• Objective: Pull out the lines from the line containing "Give me the Chart.js source for this chart." through the line containing "Sans', size: 11", both lines included, and copy them exactly.

• Available data:
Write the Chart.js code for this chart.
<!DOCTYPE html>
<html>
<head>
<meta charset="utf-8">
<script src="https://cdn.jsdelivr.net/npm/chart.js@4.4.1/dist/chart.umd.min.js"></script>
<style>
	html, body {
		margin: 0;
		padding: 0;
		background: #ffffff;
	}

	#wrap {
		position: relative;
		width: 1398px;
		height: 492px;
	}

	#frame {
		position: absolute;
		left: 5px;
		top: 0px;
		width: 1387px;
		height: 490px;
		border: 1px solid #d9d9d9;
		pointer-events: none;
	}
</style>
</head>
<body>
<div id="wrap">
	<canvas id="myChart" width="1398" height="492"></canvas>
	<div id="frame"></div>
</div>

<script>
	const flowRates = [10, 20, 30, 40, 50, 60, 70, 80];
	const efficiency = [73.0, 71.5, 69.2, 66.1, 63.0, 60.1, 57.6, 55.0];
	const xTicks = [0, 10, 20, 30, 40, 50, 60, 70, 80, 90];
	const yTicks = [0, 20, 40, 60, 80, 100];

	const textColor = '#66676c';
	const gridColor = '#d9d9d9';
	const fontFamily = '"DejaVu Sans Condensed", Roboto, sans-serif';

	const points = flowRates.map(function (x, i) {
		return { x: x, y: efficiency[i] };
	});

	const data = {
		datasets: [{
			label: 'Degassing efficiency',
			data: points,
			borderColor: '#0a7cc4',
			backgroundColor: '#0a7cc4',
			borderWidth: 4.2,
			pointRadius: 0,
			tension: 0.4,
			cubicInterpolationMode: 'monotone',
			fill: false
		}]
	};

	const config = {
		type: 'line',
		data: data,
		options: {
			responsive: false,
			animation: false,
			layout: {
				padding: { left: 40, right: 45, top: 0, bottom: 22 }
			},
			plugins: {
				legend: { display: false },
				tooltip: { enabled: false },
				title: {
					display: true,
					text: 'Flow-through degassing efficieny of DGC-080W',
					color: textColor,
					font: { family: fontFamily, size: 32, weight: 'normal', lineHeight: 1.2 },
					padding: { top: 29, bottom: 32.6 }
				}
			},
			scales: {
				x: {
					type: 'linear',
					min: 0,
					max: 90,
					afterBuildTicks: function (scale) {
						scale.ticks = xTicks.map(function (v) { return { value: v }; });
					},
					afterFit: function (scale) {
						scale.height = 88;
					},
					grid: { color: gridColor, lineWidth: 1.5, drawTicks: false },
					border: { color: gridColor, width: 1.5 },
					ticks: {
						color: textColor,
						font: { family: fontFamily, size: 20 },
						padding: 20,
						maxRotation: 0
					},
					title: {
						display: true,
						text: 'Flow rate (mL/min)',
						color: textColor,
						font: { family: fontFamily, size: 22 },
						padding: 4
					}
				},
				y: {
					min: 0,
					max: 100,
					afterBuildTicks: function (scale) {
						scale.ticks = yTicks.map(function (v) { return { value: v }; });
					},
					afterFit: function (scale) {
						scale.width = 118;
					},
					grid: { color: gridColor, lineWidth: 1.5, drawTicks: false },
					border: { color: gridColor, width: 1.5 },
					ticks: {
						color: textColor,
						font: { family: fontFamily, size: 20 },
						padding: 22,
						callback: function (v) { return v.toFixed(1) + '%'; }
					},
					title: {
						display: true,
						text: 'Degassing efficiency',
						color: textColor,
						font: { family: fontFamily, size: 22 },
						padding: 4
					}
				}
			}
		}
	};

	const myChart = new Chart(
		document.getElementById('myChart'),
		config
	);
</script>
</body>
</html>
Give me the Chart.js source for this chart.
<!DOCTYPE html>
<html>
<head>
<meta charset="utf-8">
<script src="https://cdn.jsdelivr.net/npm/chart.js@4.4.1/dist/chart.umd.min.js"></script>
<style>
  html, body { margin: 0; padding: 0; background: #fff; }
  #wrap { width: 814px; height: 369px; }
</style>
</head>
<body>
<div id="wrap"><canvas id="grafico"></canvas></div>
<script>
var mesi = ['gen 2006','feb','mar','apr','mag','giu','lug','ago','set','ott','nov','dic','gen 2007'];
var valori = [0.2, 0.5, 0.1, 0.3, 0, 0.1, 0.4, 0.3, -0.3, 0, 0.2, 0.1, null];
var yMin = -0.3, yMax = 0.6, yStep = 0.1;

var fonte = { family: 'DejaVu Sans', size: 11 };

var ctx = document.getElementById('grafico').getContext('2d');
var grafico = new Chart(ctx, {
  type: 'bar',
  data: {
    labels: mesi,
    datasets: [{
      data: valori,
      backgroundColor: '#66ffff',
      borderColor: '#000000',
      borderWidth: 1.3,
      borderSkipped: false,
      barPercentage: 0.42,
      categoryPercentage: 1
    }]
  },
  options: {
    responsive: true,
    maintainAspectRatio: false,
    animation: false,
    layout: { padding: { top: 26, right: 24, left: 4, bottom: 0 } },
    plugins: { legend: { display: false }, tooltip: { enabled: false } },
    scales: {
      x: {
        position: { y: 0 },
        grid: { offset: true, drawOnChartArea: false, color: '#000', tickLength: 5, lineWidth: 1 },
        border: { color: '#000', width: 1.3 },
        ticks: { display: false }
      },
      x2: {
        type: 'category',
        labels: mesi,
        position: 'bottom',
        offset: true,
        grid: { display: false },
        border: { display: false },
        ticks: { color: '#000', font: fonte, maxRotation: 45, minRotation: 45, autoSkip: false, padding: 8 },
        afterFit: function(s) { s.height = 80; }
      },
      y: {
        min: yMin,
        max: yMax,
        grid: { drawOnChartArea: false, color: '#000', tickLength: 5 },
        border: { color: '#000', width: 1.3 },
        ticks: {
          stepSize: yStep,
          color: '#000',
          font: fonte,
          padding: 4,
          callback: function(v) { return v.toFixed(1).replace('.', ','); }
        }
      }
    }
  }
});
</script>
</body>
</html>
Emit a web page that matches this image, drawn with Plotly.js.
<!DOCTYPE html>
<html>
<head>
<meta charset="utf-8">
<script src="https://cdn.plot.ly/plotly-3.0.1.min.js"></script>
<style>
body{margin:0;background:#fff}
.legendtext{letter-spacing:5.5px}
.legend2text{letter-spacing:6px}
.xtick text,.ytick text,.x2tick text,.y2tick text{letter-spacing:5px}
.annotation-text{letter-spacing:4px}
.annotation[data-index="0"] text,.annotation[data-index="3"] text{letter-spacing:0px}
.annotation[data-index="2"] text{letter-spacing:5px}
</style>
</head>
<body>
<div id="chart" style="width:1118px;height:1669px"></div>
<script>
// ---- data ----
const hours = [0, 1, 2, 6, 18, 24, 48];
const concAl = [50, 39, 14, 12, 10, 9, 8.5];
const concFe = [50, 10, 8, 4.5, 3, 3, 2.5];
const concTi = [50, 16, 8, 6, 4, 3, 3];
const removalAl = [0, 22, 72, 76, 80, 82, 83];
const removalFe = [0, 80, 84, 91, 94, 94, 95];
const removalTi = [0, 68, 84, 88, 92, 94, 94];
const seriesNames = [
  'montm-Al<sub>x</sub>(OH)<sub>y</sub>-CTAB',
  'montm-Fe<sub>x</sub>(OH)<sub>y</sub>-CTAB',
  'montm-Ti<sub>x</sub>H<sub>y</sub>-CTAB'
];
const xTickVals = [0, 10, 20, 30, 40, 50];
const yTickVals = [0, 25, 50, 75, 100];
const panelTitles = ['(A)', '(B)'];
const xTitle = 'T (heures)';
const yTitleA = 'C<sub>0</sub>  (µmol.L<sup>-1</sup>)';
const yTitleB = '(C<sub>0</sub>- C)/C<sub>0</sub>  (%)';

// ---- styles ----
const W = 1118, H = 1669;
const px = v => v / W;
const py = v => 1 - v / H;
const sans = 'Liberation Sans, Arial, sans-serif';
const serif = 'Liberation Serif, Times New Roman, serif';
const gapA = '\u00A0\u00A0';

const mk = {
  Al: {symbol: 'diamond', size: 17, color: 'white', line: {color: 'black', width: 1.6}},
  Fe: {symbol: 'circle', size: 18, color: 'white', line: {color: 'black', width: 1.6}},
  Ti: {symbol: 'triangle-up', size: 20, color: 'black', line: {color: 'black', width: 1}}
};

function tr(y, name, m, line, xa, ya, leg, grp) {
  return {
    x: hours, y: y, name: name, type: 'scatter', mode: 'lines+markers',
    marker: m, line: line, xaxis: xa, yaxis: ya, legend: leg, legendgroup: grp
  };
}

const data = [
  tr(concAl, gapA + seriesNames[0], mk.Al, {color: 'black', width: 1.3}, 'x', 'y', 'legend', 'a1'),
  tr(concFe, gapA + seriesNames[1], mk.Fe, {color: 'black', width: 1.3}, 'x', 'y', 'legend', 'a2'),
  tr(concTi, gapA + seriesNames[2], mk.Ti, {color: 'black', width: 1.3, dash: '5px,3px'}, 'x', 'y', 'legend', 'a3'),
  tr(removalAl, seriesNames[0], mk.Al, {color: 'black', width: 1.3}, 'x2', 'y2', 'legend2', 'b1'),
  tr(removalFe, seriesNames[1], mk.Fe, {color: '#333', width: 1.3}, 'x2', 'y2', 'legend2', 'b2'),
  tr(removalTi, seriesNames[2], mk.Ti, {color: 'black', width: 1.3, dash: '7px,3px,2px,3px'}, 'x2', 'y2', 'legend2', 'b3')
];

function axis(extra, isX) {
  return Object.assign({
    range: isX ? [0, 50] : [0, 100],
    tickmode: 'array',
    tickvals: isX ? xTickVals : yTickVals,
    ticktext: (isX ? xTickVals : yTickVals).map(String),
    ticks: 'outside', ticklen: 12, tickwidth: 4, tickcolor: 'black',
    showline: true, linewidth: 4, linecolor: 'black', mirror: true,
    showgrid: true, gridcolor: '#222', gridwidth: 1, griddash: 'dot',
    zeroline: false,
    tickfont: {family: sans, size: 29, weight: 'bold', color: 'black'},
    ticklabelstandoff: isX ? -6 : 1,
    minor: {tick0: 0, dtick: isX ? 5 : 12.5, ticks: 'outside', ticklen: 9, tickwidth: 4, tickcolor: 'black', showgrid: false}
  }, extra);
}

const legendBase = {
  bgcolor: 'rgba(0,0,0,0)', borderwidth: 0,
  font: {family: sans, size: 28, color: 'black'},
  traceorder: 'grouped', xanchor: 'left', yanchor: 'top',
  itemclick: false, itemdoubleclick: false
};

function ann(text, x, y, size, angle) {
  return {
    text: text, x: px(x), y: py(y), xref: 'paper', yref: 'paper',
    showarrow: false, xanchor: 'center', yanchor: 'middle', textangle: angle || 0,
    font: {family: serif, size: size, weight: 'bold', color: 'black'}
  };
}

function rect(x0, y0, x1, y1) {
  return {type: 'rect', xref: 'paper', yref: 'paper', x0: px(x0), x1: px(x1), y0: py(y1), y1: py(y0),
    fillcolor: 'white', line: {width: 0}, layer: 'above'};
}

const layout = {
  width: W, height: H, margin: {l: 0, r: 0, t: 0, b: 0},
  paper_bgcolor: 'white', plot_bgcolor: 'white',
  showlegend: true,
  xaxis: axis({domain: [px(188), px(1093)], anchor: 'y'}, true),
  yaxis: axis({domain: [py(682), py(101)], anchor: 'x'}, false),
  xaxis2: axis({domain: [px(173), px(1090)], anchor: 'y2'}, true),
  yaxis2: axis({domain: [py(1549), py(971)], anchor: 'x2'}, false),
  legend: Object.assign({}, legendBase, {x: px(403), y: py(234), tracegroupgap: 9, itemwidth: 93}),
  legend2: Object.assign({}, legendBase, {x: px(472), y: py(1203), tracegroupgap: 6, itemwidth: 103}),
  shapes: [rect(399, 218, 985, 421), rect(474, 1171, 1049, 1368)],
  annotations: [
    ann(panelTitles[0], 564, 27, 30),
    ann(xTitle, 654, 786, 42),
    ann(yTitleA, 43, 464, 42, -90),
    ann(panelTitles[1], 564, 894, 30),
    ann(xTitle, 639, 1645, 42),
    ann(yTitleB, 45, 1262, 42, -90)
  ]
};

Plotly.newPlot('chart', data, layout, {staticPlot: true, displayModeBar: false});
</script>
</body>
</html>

• Completed task:
Give me the Chart.js source for this chart.
<!DOCTYPE html>
<html>
<head>
<meta charset="utf-8">
<script src="https://cdn.jsdelivr.net/npm/chart.js@4.4.1/dist/chart.umd.min.js"></script>
<style>
  html, body { margin: 0; padding: 0; background: #fff; }
  #wrap { width: 814px; height: 369px; }
</style>
</head>
<body>
<div id="wrap"><canvas id="grafico"></canvas></div>
<script>
var mesi = ['gen 2006','feb','mar','apr','mag','giu','lug','ago','set','ott','nov','dic','gen 2007'];
var valori = [0.2, 0.5, 0.1, 0.3, 0, 0.1, 0.4, 0.3, -0.3, 0, 0.2, 0.1, null];
var yMin = -0.3, yMax = 0.6, yStep = 0.1;

var fonte = { family: 'DejaVu Sans', size: 11 };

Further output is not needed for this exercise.